Write out exactly the lines from the line with "Reproduce this chart with matplotlib." through the line with "plt.rcParams['axes.unicode_minus'] = False", including both, and nothing more.

═══ GIVEN ENTRIES ═══

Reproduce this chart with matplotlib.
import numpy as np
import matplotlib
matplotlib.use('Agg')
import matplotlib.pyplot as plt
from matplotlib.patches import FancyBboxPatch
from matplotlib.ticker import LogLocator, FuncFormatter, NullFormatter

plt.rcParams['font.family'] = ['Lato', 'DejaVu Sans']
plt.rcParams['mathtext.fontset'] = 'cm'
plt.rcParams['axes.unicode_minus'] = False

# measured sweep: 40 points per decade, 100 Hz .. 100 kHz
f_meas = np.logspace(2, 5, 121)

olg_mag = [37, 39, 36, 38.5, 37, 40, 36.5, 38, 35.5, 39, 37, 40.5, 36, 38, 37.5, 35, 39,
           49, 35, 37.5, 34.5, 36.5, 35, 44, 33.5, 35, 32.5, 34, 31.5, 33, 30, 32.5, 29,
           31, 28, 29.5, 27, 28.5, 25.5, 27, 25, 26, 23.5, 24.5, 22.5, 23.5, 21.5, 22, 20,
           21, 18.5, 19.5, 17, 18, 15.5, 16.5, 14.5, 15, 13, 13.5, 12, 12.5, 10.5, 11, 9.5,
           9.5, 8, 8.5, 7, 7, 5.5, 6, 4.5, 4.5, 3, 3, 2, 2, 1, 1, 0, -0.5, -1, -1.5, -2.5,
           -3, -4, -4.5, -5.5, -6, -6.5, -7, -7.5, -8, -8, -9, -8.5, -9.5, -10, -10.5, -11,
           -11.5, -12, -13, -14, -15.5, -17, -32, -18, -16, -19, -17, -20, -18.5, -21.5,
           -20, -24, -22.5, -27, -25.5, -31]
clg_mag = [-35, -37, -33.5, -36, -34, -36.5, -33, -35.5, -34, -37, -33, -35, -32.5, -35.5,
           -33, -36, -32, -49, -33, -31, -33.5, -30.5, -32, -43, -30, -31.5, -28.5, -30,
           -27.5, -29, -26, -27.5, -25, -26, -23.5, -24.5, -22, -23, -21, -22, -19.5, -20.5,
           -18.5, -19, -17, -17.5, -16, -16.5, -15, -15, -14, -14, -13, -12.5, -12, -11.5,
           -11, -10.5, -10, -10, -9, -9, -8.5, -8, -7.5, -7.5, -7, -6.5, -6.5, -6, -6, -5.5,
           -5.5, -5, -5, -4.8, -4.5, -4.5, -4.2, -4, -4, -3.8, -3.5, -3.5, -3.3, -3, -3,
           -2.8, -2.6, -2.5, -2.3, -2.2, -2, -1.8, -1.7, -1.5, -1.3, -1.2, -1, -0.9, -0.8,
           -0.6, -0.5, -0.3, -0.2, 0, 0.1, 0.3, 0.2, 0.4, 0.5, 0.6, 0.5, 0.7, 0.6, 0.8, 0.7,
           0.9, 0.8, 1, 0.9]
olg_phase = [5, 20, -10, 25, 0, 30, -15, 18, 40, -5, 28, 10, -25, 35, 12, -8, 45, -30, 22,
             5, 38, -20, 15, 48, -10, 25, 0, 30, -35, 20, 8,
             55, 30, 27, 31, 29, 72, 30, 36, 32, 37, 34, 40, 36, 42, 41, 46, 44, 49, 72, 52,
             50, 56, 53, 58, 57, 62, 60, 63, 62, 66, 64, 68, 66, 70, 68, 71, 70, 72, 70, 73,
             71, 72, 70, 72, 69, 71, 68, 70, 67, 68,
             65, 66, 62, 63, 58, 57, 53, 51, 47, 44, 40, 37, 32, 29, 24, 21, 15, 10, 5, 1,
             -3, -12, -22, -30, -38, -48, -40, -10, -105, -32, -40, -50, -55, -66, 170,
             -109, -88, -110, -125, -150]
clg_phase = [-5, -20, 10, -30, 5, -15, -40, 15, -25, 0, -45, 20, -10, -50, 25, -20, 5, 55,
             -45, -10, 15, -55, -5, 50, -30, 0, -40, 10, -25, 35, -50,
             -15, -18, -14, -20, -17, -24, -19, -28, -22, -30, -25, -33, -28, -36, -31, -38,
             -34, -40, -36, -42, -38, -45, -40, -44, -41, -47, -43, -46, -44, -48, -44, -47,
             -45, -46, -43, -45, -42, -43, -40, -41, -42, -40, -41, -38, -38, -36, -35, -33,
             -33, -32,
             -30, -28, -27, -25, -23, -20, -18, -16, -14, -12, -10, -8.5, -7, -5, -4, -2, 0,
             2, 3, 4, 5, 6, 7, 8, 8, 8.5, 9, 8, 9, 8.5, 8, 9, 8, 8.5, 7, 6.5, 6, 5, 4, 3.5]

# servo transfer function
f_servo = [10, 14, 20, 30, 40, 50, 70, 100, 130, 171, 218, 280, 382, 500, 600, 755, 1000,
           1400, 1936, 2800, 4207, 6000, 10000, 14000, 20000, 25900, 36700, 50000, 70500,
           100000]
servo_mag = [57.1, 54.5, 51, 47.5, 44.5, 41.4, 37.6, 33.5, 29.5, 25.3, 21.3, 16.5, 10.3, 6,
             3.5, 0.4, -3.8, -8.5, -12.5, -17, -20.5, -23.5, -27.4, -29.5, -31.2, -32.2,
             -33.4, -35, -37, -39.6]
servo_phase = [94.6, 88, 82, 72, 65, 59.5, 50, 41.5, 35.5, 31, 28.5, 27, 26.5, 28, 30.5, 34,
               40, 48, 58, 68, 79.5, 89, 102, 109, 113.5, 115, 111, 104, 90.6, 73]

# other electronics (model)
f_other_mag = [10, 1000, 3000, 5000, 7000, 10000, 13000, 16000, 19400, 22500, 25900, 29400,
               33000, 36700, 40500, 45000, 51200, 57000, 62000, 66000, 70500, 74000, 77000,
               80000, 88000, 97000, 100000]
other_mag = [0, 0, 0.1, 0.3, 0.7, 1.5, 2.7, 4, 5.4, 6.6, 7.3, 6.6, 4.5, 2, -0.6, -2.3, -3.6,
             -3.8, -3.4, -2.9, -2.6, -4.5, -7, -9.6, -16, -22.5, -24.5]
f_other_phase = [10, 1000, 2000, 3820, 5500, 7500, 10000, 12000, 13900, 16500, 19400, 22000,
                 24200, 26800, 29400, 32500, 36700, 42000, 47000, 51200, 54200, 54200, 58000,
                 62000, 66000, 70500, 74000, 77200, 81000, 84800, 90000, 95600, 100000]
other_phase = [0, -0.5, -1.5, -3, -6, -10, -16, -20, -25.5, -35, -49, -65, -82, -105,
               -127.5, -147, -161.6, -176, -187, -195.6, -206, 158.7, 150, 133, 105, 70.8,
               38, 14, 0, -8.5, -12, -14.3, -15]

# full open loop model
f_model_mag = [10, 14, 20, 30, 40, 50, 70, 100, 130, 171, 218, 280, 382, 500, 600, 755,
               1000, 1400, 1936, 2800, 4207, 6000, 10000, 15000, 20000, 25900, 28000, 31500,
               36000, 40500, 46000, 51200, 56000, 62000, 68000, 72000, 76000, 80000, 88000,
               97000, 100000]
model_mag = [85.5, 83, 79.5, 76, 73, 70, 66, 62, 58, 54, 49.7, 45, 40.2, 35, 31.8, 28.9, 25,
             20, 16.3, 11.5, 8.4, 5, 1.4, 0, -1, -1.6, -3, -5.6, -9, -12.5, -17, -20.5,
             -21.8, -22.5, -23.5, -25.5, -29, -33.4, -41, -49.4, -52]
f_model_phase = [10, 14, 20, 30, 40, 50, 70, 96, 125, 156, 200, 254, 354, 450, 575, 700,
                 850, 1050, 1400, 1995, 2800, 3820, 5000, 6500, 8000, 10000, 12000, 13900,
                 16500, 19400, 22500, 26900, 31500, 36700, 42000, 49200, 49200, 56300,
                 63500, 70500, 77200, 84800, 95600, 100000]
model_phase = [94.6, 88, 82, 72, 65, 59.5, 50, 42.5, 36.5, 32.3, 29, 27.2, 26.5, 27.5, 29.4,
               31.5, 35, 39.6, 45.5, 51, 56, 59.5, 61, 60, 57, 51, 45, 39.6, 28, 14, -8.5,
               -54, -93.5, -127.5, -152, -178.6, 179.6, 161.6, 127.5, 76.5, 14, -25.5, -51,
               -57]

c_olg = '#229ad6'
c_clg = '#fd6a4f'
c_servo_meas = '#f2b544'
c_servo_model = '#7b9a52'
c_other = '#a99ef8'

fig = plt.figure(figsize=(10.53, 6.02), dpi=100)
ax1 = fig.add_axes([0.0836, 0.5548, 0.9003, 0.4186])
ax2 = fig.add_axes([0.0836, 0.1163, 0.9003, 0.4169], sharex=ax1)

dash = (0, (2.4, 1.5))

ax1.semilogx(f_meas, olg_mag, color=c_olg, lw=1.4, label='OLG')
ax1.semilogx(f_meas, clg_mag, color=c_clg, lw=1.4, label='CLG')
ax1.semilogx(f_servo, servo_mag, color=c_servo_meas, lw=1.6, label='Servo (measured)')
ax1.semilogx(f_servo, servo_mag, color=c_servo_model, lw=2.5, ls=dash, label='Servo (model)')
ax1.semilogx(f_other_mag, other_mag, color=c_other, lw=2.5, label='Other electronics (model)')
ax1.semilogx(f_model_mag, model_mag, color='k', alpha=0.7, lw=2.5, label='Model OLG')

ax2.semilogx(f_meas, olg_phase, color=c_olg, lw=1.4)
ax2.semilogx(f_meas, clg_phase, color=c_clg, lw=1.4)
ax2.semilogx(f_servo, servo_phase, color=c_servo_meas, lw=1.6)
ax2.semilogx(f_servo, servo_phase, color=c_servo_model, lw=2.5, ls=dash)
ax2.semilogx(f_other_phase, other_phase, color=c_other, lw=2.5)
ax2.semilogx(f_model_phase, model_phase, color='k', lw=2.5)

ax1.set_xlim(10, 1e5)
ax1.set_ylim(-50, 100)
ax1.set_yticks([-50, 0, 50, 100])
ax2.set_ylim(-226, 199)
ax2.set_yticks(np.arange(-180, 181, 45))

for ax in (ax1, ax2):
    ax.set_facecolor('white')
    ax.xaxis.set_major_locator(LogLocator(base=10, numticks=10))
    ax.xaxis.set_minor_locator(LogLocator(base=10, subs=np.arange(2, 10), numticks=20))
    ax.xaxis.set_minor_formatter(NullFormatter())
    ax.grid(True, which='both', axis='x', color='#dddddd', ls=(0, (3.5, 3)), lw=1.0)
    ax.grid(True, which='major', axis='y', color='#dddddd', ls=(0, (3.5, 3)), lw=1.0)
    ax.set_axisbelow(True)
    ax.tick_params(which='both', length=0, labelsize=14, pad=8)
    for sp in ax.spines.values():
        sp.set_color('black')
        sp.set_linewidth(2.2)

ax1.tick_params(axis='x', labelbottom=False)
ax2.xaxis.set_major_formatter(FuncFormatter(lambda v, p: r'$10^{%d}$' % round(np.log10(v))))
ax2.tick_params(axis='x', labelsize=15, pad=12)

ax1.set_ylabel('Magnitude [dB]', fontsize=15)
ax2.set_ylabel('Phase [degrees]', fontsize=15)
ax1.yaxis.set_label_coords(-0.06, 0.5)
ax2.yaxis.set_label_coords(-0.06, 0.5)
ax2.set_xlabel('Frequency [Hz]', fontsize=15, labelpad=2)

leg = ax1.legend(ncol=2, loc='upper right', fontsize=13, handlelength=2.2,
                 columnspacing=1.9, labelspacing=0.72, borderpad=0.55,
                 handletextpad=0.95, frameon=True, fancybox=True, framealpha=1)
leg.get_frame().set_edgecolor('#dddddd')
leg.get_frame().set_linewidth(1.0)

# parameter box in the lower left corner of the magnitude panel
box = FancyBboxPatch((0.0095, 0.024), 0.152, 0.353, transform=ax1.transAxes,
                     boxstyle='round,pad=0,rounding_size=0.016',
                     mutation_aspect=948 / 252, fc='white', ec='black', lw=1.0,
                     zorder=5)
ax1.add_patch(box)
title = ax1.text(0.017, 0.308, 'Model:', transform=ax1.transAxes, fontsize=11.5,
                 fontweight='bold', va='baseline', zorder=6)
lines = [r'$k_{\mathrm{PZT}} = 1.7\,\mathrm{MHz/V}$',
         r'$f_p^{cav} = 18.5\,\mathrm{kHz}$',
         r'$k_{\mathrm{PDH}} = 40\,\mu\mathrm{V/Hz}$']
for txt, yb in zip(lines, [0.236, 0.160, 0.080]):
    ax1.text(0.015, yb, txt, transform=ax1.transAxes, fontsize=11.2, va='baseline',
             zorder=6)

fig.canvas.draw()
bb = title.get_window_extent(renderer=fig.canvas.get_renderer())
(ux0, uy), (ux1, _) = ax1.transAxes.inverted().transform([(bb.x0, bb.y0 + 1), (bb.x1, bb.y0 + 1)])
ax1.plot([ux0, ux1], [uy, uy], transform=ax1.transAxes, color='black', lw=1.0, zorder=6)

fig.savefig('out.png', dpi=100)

═══
═══ GIVEN ENTRIES ═══

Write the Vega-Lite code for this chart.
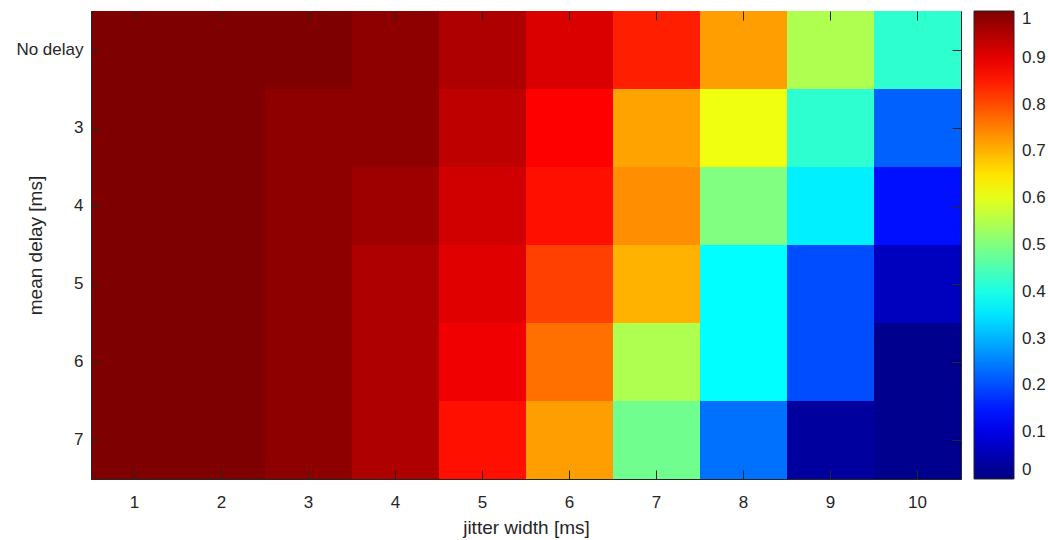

═══

* _EXERCISE SOLUTION_:
Reproduce this chart with matplotlib.
import numpy as np
import matplotlib
matplotlib.use('Agg')
import matplotlib.pyplot as plt
from matplotlib.patches import FancyBboxPatch
from matplotlib.ticker import LogLocator, FuncFormatter, NullFormatter

plt.rcParams['font.family'] = ['Lato', 'DejaVu Sans']
plt.rcParams['mathtext.fontset'] = 'cm'
plt.rcParams['axes.unicode_minus'] = False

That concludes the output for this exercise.